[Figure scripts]
____________

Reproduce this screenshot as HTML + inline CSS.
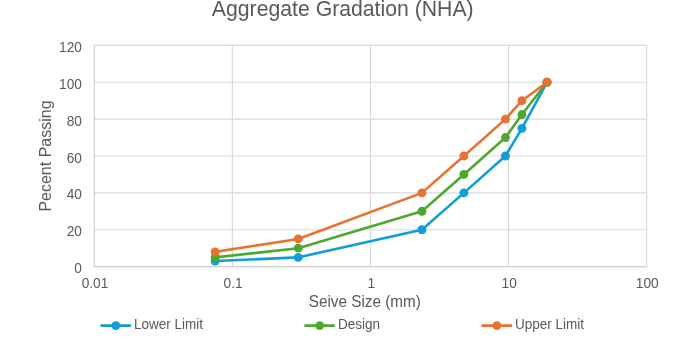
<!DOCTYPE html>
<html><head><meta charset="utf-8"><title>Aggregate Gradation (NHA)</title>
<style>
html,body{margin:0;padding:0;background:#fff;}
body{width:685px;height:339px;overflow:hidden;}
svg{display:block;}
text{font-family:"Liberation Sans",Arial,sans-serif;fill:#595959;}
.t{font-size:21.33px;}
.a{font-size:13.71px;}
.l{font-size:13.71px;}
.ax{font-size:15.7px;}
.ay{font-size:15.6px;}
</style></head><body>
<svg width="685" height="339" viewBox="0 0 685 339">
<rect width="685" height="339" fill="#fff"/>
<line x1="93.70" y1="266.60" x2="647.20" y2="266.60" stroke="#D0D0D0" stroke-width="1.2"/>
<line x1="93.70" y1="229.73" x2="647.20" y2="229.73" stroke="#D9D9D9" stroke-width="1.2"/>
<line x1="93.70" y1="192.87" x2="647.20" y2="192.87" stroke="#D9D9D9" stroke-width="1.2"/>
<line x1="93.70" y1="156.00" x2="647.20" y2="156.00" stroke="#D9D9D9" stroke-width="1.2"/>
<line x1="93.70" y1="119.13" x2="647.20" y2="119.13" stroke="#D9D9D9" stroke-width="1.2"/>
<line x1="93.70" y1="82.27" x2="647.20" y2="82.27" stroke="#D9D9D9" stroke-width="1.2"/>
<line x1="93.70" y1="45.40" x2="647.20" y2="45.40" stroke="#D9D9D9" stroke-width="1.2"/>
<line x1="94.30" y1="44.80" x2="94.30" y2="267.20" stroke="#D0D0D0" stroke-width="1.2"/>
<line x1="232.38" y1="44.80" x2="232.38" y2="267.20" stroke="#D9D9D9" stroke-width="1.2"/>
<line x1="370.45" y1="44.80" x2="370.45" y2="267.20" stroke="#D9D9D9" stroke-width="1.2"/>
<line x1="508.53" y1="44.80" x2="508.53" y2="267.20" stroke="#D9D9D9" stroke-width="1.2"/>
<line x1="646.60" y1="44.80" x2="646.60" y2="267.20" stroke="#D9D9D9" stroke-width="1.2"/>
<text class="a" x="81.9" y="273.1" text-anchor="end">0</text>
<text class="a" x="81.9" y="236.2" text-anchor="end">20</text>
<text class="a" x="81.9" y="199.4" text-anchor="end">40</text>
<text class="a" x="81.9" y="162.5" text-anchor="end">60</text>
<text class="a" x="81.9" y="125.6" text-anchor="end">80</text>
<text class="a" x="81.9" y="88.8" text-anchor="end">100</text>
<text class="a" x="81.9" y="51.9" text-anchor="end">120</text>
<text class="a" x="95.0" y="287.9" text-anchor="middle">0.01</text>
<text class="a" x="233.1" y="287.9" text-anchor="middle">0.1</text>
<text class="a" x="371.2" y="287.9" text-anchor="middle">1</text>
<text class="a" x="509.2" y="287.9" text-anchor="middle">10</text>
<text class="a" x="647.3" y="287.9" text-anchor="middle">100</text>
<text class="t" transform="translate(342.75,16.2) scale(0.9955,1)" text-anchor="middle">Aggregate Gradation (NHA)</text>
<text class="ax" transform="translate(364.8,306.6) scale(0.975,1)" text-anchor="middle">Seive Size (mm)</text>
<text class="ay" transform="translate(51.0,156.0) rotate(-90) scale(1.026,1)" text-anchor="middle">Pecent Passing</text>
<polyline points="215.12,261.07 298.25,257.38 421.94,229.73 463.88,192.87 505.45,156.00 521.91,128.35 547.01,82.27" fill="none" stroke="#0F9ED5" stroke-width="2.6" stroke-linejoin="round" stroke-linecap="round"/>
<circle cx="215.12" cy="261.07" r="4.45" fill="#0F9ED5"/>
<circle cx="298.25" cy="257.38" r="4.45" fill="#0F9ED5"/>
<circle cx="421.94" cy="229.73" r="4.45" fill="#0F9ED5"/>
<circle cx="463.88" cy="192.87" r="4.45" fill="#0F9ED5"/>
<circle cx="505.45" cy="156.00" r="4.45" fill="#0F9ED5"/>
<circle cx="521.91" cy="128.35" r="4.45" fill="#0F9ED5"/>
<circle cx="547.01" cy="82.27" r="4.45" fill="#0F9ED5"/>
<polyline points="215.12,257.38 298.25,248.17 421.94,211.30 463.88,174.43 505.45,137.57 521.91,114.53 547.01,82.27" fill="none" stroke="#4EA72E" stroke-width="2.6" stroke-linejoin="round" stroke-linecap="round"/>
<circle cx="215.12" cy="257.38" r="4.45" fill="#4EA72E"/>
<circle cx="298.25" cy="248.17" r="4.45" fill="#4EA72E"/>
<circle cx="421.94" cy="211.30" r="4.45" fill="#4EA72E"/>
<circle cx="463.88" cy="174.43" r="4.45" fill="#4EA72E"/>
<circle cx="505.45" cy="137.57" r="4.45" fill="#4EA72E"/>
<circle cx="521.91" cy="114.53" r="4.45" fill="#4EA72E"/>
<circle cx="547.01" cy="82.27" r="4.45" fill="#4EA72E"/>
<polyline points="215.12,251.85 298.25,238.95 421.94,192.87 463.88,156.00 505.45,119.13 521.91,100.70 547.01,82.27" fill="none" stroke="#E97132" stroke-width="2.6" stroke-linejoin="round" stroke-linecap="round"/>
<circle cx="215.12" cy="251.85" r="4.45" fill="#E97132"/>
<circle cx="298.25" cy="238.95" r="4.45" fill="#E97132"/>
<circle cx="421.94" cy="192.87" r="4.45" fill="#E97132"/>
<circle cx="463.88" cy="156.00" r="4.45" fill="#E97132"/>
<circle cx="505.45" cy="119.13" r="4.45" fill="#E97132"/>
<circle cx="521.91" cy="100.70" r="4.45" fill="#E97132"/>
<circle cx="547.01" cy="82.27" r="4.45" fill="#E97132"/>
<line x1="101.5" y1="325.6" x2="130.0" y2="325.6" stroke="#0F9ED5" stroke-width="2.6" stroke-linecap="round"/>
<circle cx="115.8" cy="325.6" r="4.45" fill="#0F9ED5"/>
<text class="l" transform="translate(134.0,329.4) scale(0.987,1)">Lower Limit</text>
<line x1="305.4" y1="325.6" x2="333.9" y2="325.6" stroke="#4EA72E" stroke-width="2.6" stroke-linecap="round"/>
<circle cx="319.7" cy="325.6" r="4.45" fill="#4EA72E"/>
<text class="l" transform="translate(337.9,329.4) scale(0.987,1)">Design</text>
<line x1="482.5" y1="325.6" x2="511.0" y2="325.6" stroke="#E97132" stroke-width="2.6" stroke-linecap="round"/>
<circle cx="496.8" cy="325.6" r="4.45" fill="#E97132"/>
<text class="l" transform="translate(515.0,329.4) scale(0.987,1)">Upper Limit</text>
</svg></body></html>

____________

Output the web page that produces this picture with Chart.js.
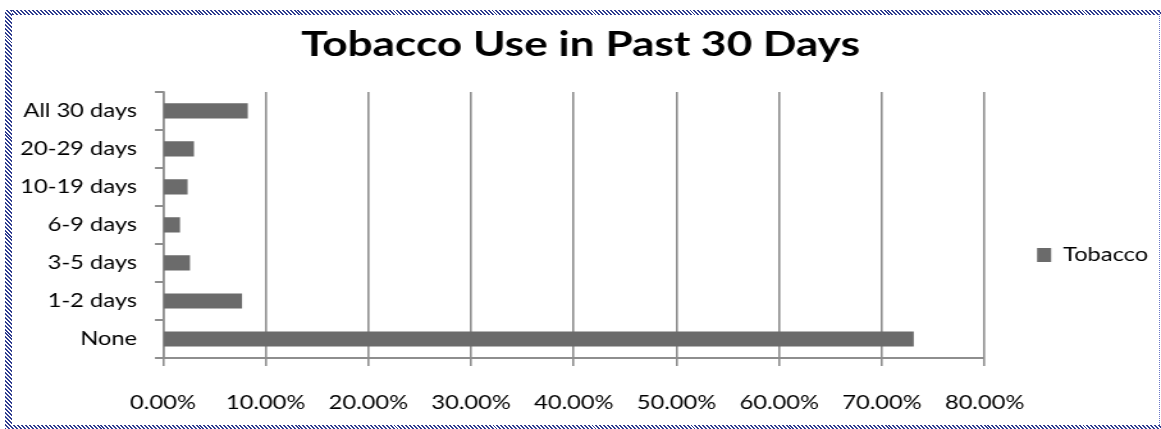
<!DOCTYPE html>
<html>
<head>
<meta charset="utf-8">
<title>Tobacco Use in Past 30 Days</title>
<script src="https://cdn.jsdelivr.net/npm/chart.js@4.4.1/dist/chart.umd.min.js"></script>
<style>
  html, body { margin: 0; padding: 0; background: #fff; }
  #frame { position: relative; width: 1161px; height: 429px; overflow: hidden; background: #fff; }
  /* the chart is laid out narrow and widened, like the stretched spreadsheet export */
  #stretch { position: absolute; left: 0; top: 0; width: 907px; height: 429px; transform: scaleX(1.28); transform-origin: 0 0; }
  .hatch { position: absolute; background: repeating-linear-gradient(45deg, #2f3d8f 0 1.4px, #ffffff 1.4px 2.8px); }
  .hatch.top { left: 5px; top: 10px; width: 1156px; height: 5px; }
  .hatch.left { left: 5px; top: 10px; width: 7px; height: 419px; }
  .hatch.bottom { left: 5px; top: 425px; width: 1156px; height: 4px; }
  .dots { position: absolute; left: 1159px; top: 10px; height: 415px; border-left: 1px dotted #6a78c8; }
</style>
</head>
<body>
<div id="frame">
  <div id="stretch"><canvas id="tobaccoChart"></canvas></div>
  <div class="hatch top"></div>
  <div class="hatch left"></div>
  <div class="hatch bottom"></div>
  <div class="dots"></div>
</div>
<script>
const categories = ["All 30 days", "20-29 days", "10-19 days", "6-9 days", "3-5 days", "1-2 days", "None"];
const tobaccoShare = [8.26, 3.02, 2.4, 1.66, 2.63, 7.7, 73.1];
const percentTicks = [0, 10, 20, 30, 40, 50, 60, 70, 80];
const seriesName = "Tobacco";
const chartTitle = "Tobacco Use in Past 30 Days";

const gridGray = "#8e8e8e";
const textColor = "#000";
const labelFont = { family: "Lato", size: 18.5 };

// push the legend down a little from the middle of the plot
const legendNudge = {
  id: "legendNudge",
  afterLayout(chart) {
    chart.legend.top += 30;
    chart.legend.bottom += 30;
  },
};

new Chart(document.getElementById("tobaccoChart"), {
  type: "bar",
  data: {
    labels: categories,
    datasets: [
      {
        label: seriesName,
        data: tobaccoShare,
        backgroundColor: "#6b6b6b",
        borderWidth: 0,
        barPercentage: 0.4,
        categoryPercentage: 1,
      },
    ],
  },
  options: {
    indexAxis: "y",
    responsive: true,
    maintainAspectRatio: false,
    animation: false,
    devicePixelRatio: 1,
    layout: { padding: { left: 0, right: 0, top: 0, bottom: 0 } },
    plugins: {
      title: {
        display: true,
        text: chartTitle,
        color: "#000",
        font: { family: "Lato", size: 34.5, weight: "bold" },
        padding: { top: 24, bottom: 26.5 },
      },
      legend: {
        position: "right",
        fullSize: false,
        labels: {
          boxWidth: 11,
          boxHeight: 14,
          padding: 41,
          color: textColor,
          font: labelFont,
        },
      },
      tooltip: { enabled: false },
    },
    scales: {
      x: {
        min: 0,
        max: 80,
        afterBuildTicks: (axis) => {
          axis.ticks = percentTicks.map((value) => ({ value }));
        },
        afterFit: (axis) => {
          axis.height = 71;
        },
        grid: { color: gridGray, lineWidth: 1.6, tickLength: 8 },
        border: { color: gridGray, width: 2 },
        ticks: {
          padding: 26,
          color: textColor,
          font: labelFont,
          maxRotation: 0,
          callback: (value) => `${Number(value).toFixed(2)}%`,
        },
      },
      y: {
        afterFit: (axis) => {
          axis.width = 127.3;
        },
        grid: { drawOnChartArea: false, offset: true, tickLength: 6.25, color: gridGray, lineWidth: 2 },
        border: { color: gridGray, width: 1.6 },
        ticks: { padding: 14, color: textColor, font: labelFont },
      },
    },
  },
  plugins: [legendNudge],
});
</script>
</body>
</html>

____________

STATED PROBLEM | Scan the material and collect every line that contains "this".

COMPLETE OUTPUT |
Reproduce this screenshot as HTML + inline CSS.
Output the web page that produces this picture with Chart.js.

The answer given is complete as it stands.